Twitter’s Safety Consultants Say The Platform’s Ghosting Them

Let me go ahead and break out that “pretends to be shocked” gif.

Apparently, Twitter’s users aren’t the only ones disappointed in the platform. Members of the company’s Trust and Safety Council say Twitter has been failing to keep them in the loop for months regarding policy changes, according to a Wired report.

Yesterday, Wired published a letter sent to Twitter’s staff earlier this week signed “Twitter’s Trust and Safety Council Members” that describes the lack of communication between the two as “embarrassing” and calls for talks with Twitter CEO Jack Dorsey. Twitter did not immediately respond to Gizmodo’s request for comment.

“There have been no advance heads-up of Twitter’s policy or product changes to the council, leaving many of us to have no prior warning or let alone knowledge when answering press and media inquiries,” the letter (which you can read in full here) states.

In the past few months, Twitter revised its policies with clearer language, shrinking its rules from 2500 words to fewer than 600, and later updated how the platform defines and moderates “hateful conduct”, a measure that purportedly failed to impress civil rights organisations.

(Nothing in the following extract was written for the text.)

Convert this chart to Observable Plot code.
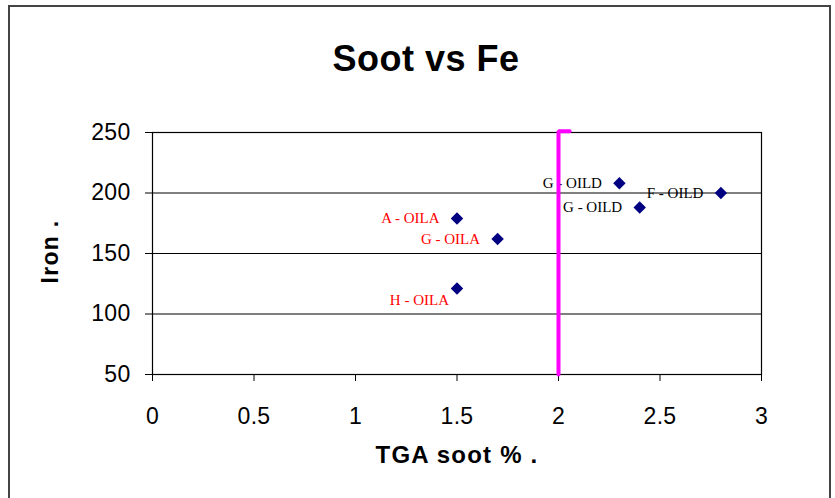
<!DOCTYPE html>
<html>
<head>
<meta charset="utf-8">
<script src="https://cdn.jsdelivr.net/npm/d3@7"></script>
<script src="https://cdn.jsdelivr.net/npm/@observablehq/plot@0.6"></script>
<style>
  body { margin: 0; background: white; }
  #wrap { position: relative; width: 835px; height: 498px; overflow: hidden; }
  #border { position: absolute; left: 8px; top: 5px; width: 819px; height: 500px; border: 2px solid #444; pointer-events: none; }
</style>
</head>
<body>
<div id="wrap"><div id="chart"></div><div id="border"></div></div>
<script>
// Data
const labels = ["A - OILA", "G - OILA", "H - OILA", "G - OILD", "G - OILD", "F - OILD"];
const soot = [1.5, 1.7, 1.5, 2.3, 2.4, 2.8];
const iron = [179, 162, 121, 208, 188, 200];
const xTicks = [0, 0.5, 1, 1.5, 2, 2.5, 3];
const yTicks = [50, 100, 150, 200, 250];
const gridY = [100, 150, 200, 250];
const refX = [2.055, 2, 2];
const refY = [251, 251, 50];
const titleText = ["Soot vs Fe"];
const xTitle = ["TGA soot % ."];
const yTitle = ["Iron ."];

const points = labels.map((label, i) => ({label, x: soot[i], y: iron[i]}));
const refLine = refX.map((x, i) => ({x, y: refY[i]}));

const labelColor = d => d.label.endsWith("OILA") ? "#FF0000" : "#000000";
const serif = "Liberation Serif, Times New Roman, serif";

const chart = Plot.plot({
  width: 835,
  height: 498,
  marginLeft: 152,
  marginRight: 74,
  marginTop: 132,
  marginBottom: 124,
  style: {fontSize: "23px", fontFamily: "Liberation Sans, Arial, sans-serif", background: "white", color: "black"},
  x: {domain: [0, 3], ticks: xTicks, tickSize: 7, tickPadding: 26, label: null, tickFormat: d => String(d)},
  y: {domain: [50, 250], ticks: yTicks, tickSize: 7, tickPadding: 15, label: null, tickFormat: d => String(d)},
  marks: [
    Plot.ruleY(gridY, {stroke: "black", strokeWidth: 1.2}),
    Plot.frame({stroke: "black", strokeWidth: 1.2}),
    Plot.dot(points, {x: "x", y: "y", symbol: "diamond2", r: 5.6, fill: "#000080", stroke: "none"}),
    Plot.text(points, {filter: d => d.label !== "H - OILA", x: "x", y: "y", text: "label", textAnchor: "end", dx: -17.5, fill: labelColor, fontSize: 15, fontFamily: serif}),
    Plot.text(points, {filter: d => d.label === "H - OILA", x: "x", y: "y", text: "label", textAnchor: "end", dx: -8, dy: 12, fill: labelColor, fontSize: 15, fontFamily: serif}),
    Plot.line(refLine, {x: "x", y: "y", stroke: "#FF00FF", strokeWidth: 4, strokeLinejoin: "miter"}),
    Plot.text(titleText, {text: d => d, frameAnchor: "top", textAnchor: "middle", dx: -31, dy: -87, fontSize: 36, fontWeight: "bold", fill: "black"}),
    Plot.text(xTitle, {text: d => d, frameAnchor: "bottom", textAnchor: "middle", dx: 0, dy: 88, fontSize: 24, fontWeight: "bold", fill: "black"}),
    Plot.text(yTitle, {text: d => d, frameAnchor: "left", textAnchor: "middle", rotate: -90, dx: -102, dy: -2, fontSize: 23, fontWeight: "bold", fill: "black"})
  ]
});
document.getElementById("chart").appendChild(chart);
const svg = d3.select(chart);
const spacing = {"Soot vs Fe": "0.5px", "TGA soot % .": "1.2px", "Iron .": "1.3px"};
svg.selectAll("text").each(function() {
  const t = this.textContent;
  if (spacing[t]) d3.select(this).style("letter-spacing", spacing[t]);
});
svg.selectAll('g[aria-label$="tick label"] text').style("letter-spacing", "0.3px");
</script>
</body>
</html>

Members of the Trust and Safety Council are not employees of Twitter, but rather a group of safety advocates, community groups and researchers the company collaborates with to help curb problems such as hate speech and harassment that have plagued its platform years.

Originally formed in 2016, the council hosts roughly 40 organisations and more than a dozen experts from around the world according to a blog post announcing its formation.

To Twitter’s credit, the letter begins by commending its collaboration with the council over the past two years. Council members had particularly high praise for the company’s annual Trust and Safety Council summit, calling last year’s “the best example of a way of working with safety partners within the entire industry”.

However, the letter goes on to describe a breakdown in communication not long after these events. The last groupwide update went out in December, the letter states, and the lack of news regarding any improvements or measures discussed at these summits has been frustrating.

And while some council members have purportedly received updates from corporate representatives, others have “heard absolutely nothing” from their regional Twitter contacts in 2019 so far, according to the letter.

So I suppose there is some solace in the fact that Twitter isn’t just ignoring some of its users’ calls to crack down on abuse; from the looks of this letter, the hellsite may even be ignoring the very people it brought on board to do just that. And quite honestly, that’d explain a lot.